Well if you’re American, it’s a good job you didn’t read this article in the Frankfurter Allgemeine Zeitung last week, in which the venerable conservative paper went nuclear on the United States of America, and came up with 45 reasons why Germany “has it better” than America. Forty-five! That’s a very specific number. It’s like the author was trying to think of fifty – to deliver a specific kick in the knackers to each one of those smarmy states – but, even after he dragged up every last morsel of bile from his contempt-riddled mind, he could, after all, only come up with 45. That’ll have to do. Most of them are about America’s hopelessly fractured political system and Americans’ myopic view of it – “Many Americans think of their country as incomparable, even unique. That is a tragic handicap” – culminating in possibly the most comprehensive insult of all – “America is in danger of turning into a giant Belgium,” on the grounds that “presidential democracy in American form doesn’t seem suited to the age of globalization, because despite all appearances no one has positive decision-making power.” Just like in Belgium, obviously. 

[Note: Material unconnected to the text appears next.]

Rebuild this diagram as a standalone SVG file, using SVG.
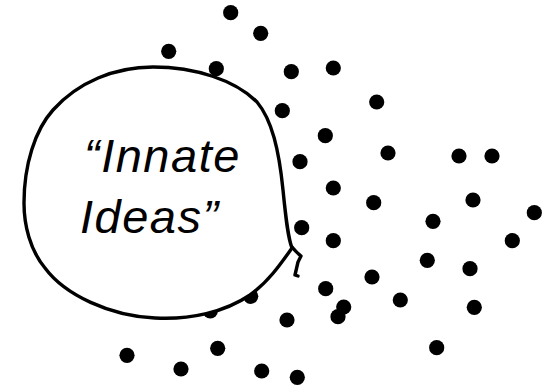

But chill out, Yanks, you don’t need to get your guns out yet – for this week The New Yorker delivered its response (though probably unwittingly). The magazine’s veteran writer George Packer filed a long, beautifully-styled evisceration of 21st century Germany, disguised as a portrait of Angela Merkel. He said the same stuff a lot of people said last year during the general election campaign (including me) – that Germany is allowing itself to be anaesthetized by Merkel, and that all political debate had been neutered by her popularity. Mutti’s milk is laced with opium. But the pay-off was what made Packer’s article special: “Almost every political reporter I spoke with voted for Merkel, despite the sense that she’s making their work irrelevant. There was no reason not to.” The implication, he said, was that the German media have become complicit in Merkel’s non-government government – they’re Merkel’s boy band.

Ouch. But that’s still only 45-1, I reckon. Come on America, what else you got?